__PROBLEM DESCRIPTION__. Repeat the listing word for word. No pictures belong in the copy.

__SUPPLIED DATA__.
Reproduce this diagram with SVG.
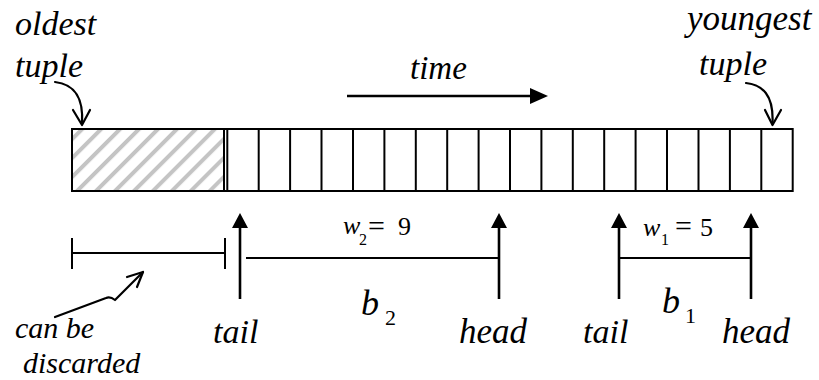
<svg xmlns="http://www.w3.org/2000/svg" width="819" height="380" viewBox="0 0 819 380">
<style>
.t{font-style:italic;fill:#000}
.u{fill:#000}
.ln{stroke:#000;stroke-width:2;fill:none}
.thick{stroke:#000;stroke-width:2.6;fill:none}
.cur{stroke:#000;stroke-width:2.2;fill:none;stroke-linecap:round;stroke-linejoin:round}
.cell{stroke:#000;stroke-width:2;fill:none}
</style>
<defs>
<pattern id="hatch" patternUnits="userSpaceOnUse" width="13.4" height="20" patternTransform="rotate(45)">
<rect x="0" y="0" width="4" height="20" fill="#c4c4c4"/>
</pattern>
</defs>
<rect width="819" height="380" fill="#fff"/>

<g id="strip">
<rect x="72" y="129" width="152" height="62" fill="url(#hatch)"/>
<rect x="72" y="129" width="720.7" height="62" class="cell"/>
<line x1="224" y1="129" x2="224" y2="191" class="cell"/>
<line x1="227.3" y1="129" x2="227.3" y2="191" class="cell"/>
<line x1="258.7" y1="129" x2="258.7" y2="191" class="cell"/>
<line x1="290.1" y1="129" x2="290.1" y2="191" class="cell"/>
<line x1="321.5" y1="129" x2="321.5" y2="191" class="cell"/>
<line x1="353" y1="129" x2="353" y2="191" class="cell"/>
<line x1="384.4" y1="129" x2="384.4" y2="191" class="cell"/>
<line x1="415.8" y1="129" x2="415.8" y2="191" class="cell"/>
<line x1="447.2" y1="129" x2="447.2" y2="191" class="cell"/>
<line x1="478.6" y1="129" x2="478.6" y2="191" class="cell"/>
<line x1="510" y1="129" x2="510" y2="191" class="cell"/>
<line x1="541.4" y1="129" x2="541.4" y2="191" class="cell"/>
<line x1="572.8" y1="129" x2="572.8" y2="191" class="cell"/>
<line x1="604.2" y1="129" x2="604.2" y2="191" class="cell"/>
<line x1="635.6" y1="129" x2="635.6" y2="191" class="cell"/>
<line x1="667" y1="129" x2="667" y2="191" class="cell"/>
<line x1="698.5" y1="129" x2="698.5" y2="191" class="cell"/>
<line x1="729.9" y1="129" x2="729.9" y2="191" class="cell"/>
<line x1="761.3" y1="129" x2="761.3" y2="191" class="cell"/>
</g>

<g font-family="Liberation Serif, Times New Roman, serif">
<g id="oldest">
<text class="t" x="15" y="35" font-size="34">oldest</text>
<text class="t" x="15" y="77" font-size="34">tuple</text>
</g>
<g id="youngest">
<text class="t" x="687" y="30" font-size="35">youngest</text>
<text class="t" x="699" y="75" font-size="34">tuple</text>
</g>
<g id="time">
<text class="t" x="410" y="79" font-size="33">time</text>
</g>
<g id="discard">
<text class="t" x="15" y="338" font-size="30">can be</text>
<text class="t" x="23" y="373" font-size="30">discarded</text>
</g>
<g id="tail2"><text class="t" x="213" y="343" font-size="34">tail</text></g>
<g id="head2"><text class="t" x="459" y="343" font-size="35">head</text></g>
<g id="tail1"><text class="t" x="583" y="343" font-size="34">tail</text></g>
<g id="head1"><text class="t" x="722" y="343" font-size="35">head</text></g>
<g id="w2">
<text class="t" x="343" y="234" font-size="26">w</text>
<text class="u" x="359" y="245" font-size="16">2</text>
<text class="u" x="368" y="236" font-size="30">=</text>
<text class="u" x="398" y="235" font-size="26">9</text>
</g>
<g id="w1">
<text class="t" x="643" y="236" font-size="26">w</text>
<text class="u" x="661" y="245" font-size="16">1</text>
<text class="u" x="675" y="236" font-size="30">=</text>
<text class="u" x="700" y="236" font-size="26">5</text>
</g>
<g id="b2">
<text class="t" x="361" y="315" font-size="36">b</text>
<text class="u" x="385" y="325" font-size="22">2</text>
</g>
<g id="b1">
<text class="t" x="662" y="313" font-size="36">b</text>
<text class="u" x="685" y="323" font-size="22">1</text>
</g>
</g>

<g id="connectors">
<path class="cur" d="M55,82 C72,84 84,94 82,124"/>
<path class="cur" d="M73,110 L82,125 L90,110"/>
<path class="cur" d="M746,83 C762,85 774,94 772.5,124"/>
<path class="cur" d="M765,110 L772.5,125 L781,110"/>
<path class="cur" d="M55,317 L106,298 Q110,296 115,300 L143,272"/>
<path class="cur" d="M127,277 L143,272 L137,287"/>
<line x1="347" y1="96" x2="532" y2="96" class="thick"/>
<polygon points="548,96 530,88 530,104" fill="#000"/>
<line x1="72" y1="253" x2="225" y2="253" class="ln"/>
<line x1="72" y1="238" x2="72" y2="269" class="ln"/>
<line x1="225" y1="238" x2="225" y2="269" class="ln"/>
<line x1="246" y1="258" x2="499" y2="258" class="ln"/>
<line x1="619" y1="258" x2="751" y2="258" class="ln"/>
<line x1="240" y1="226" x2="240" y2="299" class="thick"/>
<polygon points="240,213 232,228 248,228" fill="#000"/>
<line x1="499" y1="226" x2="499" y2="299" class="thick"/>
<polygon points="499,213 491,228 507,228" fill="#000"/>
<line x1="619" y1="226" x2="619" y2="299" class="thick"/>
<polygon points="619,213 611,228 627,228" fill="#000"/>
<line x1="751" y1="226" x2="751" y2="299" class="thick"/>
<polygon points="751,213 743,228 759,228" fill="#000"/>
</g>
</svg>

__ANSWER TO THIS PROBLEM__.
Reproduce this diagram with SVG.
<svg xmlns="http://www.w3.org/2000/svg" width="819" height="380" viewBox="0 0 819 380">
<style>
.t{font-style:italic;fill:#000}
.u{fill:#000}
.ln{stroke:#000;stroke-width:2;fill:none}
.thick{stroke:#000;stroke-width:2.6;fill:none}
.cur{stroke:#000;stroke-width:2.2;fill:none;stroke-linecap:round;stroke-linejoin:round}
.cell{stroke:#000;stroke-width:2;fill:none}
</style>
<defs>
<pattern id="hatch" patternUnits="userSpaceOnUse" width="13.4" height="20" patternTransform="rotate(45)">
<rect x="0" y="0" width="4" height="20" fill="#c4c4c4"/>
</pattern>
</defs>
<rect width="819" height="380" fill="#fff"/>

<g id="strip">
<rect x="72" y="129" width="152" height="62" fill="url(#hatch)"/>
<rect x="72" y="129" width="720.7" height="62" class="cell"/>
<line x1="224" y1="129" x2="224" y2="191" class="cell"/>
<line x1="227.3" y1="129" x2="227.3" y2="191" class="cell"/>
<line x1="258.7" y1="129" x2="258.7" y2="191" class="cell"/>
<line x1="290.1" y1="129" x2="290.1" y2="191" class="cell"/>
<line x1="321.5" y1="129" x2="321.5" y2="191" class="cell"/>
<line x1="353" y1="129" x2="353" y2="191" class="cell"/>
<line x1="384.4" y1="129" x2="384.4" y2="191" class="cell"/>
<line x1="415.8" y1="129" x2="415.8" y2="191" class="cell"/>
<line x1="447.2" y1="129" x2="447.2" y2="191" class="cell"/>
<line x1="478.6" y1="129" x2="478.6" y2="191" class="cell"/>
<line x1="510" y1="129" x2="510" y2="191" class="cell"/>
<line x1="541.4" y1="129" x2="541.4" y2="191" class="cell"/>
<line x1="572.8" y1="129" x2="572.8" y2="191" class="cell"/>
<line x1="604.2" y1="129" x2="604.2" y2="191" class="cell"/>
<line x1="635.6" y1="129" x2="635.6" y2="191" class="cell"/>
<line x1="667" y1="129" x2="667" y2="191" class="cell"/>
<line x1="698.5" y1="129" x2="698.5" y2="191" class="cell"/>
<line x1="729.9" y1="129" x2="729.9" y2="191" class="cell"/>
<line x1="761.3" y1="129" x2="761.3" y2="191" class="cell"/>
</g>

<g font-family="Liberation Serif, Times New Roman, serif">
<g id="oldest">
<text class="t" x="15" y="35" font-size="34">oldest</text>
<text class="t" x="15" y="77" font-size="34">tuple</text>
</g>
<g id="youngest">
<text class="t" x="687" y="30" font-size="35">youngest</text>
<text class="t" x="699" y="75" font-size="34">tuple</text>
</g>
<g id="time">
<text class="t" x="410" y="79" font-size="33">time</text>
</g>
<g id="discard">
<text class="t" x="15" y="338" font-size="30">can be</text>
<text class="t" x="23" y="373" font-size="30">discarded</text>
</g>
<g id="tail2"><text class="t" x="213" y="343" font-size="34">tail</text></g>
<g id="head2"><text class="t" x="459" y="343" font-size="35">head</text></g>
<g id="tail1"><text class="t" x="583" y="343" font-size="34">tail</text></g>
<g id="head1"><text class="t" x="722" y="343" font-size="35">head</text></g>
<g id="w2">
<text class="t" x="343" y="234" font-size="26">w</text>
<text class="u" x="359" y="245" font-size="16">2</text>
<text class="u" x="368" y="236" font-size="30">=</text>
<text class="u" x="398" y="235" font-size="26">9</text>
</g>
<g id="w1">
<text class="t" x="643" y="236" font-size="26">w</text>
<text class="u" x="661" y="245" font-size="16">1</text>
<text class="u" x="675" y="236" font-size="30">=</text>
<text class="u" x="700" y="236" font-size="26">5</text>
</g>
<g id="b2">
<text class="t" x="361" y="315" font-size="36">b</text>
<text class="u" x="385" y="325" font-size="22">2</text>
</g>
<g id="b1">
<text class="t" x="662" y="313" font-size="36">b</text>
<text class="u" x="685" y="323" font-size="22">1</text>
</g>
</g>

<g id="connectors">
<path class="cur" d="M55,82 C72,84 84,94 82,124"/>
<path class="cur" d="M73,110 L82,125 L90,110"/>
<path class="cur" d="M746,83 C762,85 774,94 772.5,124"/>
<path class="cur" d="M765,110 L772.5,125 L781,110"/>
<path class="cur" d="M55,317 L106,298 Q110,296 115,300 L143,272"/>
<path class="cur" d="M127,277 L143,272 L137,287"/>
<line x1="347" y1="96" x2="532" y2="96" class="thick"/>
<polygon points="548,96 530,88 530,104" fill="#000"/>
<line x1="72" y1="253" x2="225" y2="253" class="ln"/>
<line x1="72" y1="238" x2="72" y2="269" class="ln"/>
<line x1="225" y1="238" x2="225" y2="269" class="ln"/>
<line x1="246" y1="258" x2="499" y2="258" class="ln"/>
<line x1="619" y1="258" x2="751" y2="258" class="ln"/>
<line x1="240" y1="226" x2="240" y2="299" class="thick"/>
<polygon points="240,213 232,228 248,228" fill="#000"/>
<line x1="499" y1="226" x2="499" y2="299" class="thick"/>
<polygon points="499,213 491,228 507,228" fill="#000"/>
<line x1="619" y1="226" x2="619" y2="299" class="thick"/>
<polygon points="619,213 611,228 627,228" fill="#000"/>
<line x1="751" y1="226" x2="751" y2="299" class="thick"/>
<polygon points="751,213 743,228 759,228" fill="#000"/>
</g>
</svg>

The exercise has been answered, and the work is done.